● **ROWS**:
Start
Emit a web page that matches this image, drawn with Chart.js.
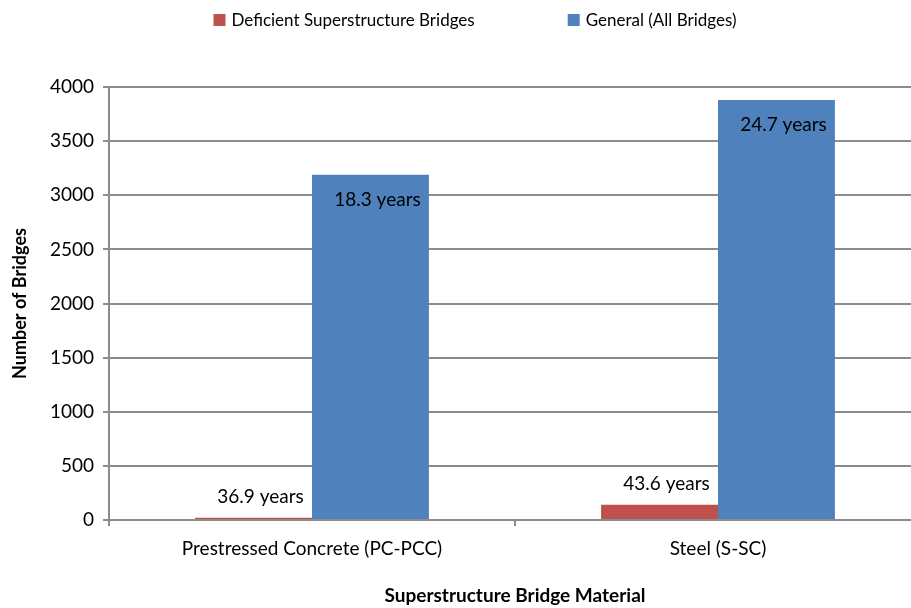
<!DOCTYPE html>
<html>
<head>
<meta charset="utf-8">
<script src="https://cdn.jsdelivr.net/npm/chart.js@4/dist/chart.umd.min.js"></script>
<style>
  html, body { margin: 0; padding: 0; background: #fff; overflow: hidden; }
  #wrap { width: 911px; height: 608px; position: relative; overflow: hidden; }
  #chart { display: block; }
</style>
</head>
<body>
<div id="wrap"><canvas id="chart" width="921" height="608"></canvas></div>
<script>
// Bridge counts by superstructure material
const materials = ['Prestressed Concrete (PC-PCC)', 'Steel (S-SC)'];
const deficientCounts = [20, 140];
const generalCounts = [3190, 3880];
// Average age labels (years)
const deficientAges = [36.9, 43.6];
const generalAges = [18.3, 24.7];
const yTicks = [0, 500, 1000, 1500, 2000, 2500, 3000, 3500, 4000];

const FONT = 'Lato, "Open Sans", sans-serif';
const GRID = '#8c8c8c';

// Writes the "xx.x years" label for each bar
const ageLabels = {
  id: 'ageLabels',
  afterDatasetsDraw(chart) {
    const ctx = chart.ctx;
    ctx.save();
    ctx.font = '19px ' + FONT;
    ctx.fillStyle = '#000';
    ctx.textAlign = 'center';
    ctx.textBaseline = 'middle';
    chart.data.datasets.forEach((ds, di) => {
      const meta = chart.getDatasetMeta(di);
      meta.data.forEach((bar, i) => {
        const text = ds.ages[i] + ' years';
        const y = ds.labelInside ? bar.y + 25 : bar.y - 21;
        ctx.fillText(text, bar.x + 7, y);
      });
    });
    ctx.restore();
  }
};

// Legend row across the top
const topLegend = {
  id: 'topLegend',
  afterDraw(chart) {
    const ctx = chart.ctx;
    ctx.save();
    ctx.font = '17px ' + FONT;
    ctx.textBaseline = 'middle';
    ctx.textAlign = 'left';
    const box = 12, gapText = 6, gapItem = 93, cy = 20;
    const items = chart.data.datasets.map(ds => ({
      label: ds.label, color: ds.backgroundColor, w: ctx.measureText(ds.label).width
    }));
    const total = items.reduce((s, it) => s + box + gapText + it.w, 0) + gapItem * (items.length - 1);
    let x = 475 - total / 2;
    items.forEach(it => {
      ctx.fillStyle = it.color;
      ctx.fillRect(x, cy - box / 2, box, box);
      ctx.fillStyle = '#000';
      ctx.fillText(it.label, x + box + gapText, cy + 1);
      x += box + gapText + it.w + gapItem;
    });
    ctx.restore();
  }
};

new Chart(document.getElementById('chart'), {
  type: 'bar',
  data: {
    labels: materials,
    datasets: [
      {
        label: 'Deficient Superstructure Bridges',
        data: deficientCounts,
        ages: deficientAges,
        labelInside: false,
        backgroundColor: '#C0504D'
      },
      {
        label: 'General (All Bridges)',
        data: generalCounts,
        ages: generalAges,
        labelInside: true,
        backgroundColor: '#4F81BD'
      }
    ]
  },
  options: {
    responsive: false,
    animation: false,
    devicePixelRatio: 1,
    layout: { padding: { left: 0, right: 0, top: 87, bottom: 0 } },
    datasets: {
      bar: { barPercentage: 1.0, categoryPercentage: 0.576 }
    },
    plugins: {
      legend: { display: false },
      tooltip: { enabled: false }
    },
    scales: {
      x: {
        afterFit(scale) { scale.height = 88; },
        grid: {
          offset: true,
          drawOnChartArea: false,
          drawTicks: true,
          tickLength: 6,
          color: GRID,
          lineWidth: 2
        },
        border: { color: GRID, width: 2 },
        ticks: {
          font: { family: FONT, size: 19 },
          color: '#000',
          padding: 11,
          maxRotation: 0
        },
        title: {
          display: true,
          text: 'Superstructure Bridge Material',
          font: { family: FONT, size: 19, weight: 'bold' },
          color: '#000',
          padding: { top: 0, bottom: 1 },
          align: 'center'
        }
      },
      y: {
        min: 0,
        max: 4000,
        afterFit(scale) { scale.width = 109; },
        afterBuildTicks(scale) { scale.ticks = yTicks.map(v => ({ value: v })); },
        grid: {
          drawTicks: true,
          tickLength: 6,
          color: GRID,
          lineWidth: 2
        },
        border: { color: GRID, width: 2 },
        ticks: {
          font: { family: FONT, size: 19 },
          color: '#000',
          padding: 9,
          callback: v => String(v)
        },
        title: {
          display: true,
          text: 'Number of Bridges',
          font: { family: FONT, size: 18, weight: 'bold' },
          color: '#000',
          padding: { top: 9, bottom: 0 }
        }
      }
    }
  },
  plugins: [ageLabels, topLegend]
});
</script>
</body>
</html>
End
Start
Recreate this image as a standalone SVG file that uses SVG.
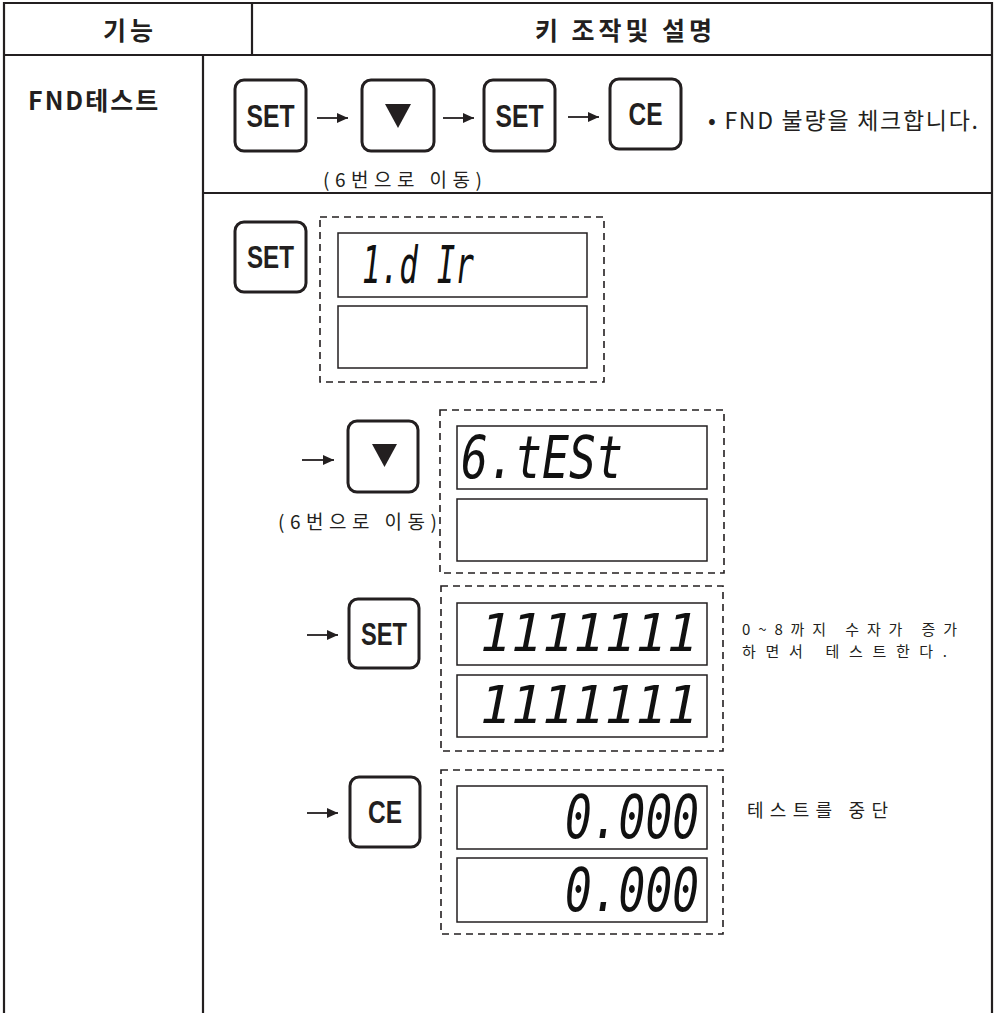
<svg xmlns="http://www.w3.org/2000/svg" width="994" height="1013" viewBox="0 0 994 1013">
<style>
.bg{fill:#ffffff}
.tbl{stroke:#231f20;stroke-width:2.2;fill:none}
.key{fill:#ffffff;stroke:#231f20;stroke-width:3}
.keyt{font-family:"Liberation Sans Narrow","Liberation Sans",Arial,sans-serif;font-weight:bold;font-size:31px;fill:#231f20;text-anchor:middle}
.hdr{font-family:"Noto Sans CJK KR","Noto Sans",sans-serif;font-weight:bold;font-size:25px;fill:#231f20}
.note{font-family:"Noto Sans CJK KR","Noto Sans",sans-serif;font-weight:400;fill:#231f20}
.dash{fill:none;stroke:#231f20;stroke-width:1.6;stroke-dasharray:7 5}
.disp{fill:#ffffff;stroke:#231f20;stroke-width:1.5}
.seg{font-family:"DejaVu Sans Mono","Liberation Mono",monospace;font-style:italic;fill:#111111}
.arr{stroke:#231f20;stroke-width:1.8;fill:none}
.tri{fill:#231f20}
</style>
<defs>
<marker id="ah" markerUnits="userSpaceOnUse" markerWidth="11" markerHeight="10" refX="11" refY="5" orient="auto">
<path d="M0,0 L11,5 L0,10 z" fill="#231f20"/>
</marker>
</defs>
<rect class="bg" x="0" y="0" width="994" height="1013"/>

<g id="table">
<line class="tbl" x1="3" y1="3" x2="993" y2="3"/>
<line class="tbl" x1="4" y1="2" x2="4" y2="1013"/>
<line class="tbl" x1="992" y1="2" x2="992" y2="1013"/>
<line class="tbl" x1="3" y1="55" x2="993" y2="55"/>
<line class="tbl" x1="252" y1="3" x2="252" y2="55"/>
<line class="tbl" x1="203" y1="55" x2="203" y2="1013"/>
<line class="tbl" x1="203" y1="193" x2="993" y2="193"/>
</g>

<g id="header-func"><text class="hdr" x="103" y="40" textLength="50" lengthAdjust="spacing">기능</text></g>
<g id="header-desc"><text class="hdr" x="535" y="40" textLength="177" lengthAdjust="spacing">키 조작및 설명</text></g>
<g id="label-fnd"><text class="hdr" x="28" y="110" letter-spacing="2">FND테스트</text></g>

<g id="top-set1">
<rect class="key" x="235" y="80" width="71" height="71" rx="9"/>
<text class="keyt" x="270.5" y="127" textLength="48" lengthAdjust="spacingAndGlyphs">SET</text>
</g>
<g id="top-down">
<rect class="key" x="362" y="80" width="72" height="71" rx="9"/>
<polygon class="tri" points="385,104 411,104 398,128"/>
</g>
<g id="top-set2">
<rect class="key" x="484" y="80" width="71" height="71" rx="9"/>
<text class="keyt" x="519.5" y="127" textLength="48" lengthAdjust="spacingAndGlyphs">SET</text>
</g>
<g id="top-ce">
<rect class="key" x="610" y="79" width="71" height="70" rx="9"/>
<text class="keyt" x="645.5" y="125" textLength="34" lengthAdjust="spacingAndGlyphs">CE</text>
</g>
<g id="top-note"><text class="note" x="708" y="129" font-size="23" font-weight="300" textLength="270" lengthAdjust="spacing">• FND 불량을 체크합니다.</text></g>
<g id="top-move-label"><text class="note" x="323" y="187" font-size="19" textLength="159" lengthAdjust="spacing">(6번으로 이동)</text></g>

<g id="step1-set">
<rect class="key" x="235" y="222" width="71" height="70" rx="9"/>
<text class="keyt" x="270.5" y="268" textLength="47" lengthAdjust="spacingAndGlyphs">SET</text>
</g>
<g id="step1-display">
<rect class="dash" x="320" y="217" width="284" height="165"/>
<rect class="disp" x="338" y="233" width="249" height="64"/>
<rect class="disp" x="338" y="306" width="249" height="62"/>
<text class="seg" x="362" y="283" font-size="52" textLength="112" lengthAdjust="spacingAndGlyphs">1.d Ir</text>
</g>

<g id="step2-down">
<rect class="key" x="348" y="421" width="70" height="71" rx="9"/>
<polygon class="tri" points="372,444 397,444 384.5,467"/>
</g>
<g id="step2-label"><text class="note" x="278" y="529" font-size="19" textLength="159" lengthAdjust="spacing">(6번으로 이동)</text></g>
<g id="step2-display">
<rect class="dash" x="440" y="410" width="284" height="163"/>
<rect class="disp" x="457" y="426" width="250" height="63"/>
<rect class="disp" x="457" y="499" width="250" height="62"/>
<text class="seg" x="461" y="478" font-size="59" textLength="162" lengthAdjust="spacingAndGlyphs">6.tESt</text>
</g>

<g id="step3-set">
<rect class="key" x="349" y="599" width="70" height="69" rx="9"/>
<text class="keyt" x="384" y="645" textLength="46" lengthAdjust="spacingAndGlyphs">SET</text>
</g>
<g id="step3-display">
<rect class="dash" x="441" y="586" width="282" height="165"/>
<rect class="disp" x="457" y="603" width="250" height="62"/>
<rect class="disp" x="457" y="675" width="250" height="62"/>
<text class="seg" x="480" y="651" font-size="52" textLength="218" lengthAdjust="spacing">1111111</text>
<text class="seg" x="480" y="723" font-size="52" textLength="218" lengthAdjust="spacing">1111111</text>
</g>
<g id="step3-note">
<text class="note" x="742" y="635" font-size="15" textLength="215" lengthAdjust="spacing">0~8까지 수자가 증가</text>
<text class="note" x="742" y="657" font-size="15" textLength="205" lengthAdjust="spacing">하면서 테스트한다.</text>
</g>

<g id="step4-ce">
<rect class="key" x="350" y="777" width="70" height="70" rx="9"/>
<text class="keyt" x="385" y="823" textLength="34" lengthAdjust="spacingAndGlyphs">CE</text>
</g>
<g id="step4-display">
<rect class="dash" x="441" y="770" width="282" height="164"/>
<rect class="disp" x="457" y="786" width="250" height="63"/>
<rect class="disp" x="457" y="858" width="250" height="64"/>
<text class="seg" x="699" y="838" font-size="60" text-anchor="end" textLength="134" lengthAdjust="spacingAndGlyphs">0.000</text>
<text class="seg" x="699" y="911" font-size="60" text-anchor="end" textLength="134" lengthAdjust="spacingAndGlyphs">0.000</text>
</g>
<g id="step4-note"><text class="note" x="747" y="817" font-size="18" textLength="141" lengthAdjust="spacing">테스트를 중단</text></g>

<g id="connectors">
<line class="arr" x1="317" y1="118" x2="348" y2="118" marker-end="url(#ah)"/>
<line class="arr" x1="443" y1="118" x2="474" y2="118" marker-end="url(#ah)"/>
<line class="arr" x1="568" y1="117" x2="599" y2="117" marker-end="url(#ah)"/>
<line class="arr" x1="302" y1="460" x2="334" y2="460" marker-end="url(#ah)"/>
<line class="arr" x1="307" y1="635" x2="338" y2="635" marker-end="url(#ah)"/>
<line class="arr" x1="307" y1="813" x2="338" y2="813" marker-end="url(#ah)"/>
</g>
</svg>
End
Above this task is a listing with pictures in it. Retype only the lines from the one containing "Emit a web page" through the one containing "const GRID = '#8c8c8c';", both included, and not the pictures.

Emit a web page that matches this image, drawn with Chart.js.
<!DOCTYPE html>
<html>
<head>
<meta charset="utf-8">
<script src="https://cdn.jsdelivr.net/npm/chart.js@4/dist/chart.umd.min.js"></script>
<style>
  html, body { margin: 0; padding: 0; background: #fff; overflow: hidden; }
  #wrap { width: 911px; height: 608px; position: relative; overflow: hidden; }
  #chart { display: block; }
</style>
</head>
<body>
<div id="wrap"><canvas id="chart" width="921" height="608"></canvas></div>
<script>
// Bridge counts by superstructure material
const materials = ['Prestressed Concrete (PC-PCC)', 'Steel (S-SC)'];
const deficientCounts = [20, 140];
const generalCounts = [3190, 3880];
// Average age labels (years)
const deficientAges = [36.9, 43.6];
const generalAges = [18.3, 24.7];
const yTicks = [0, 500, 1000, 1500, 2000, 2500, 3000, 3500, 4000];

const FONT = 'Lato, "Open Sans", sans-serif';
const GRID = '#8c8c8c';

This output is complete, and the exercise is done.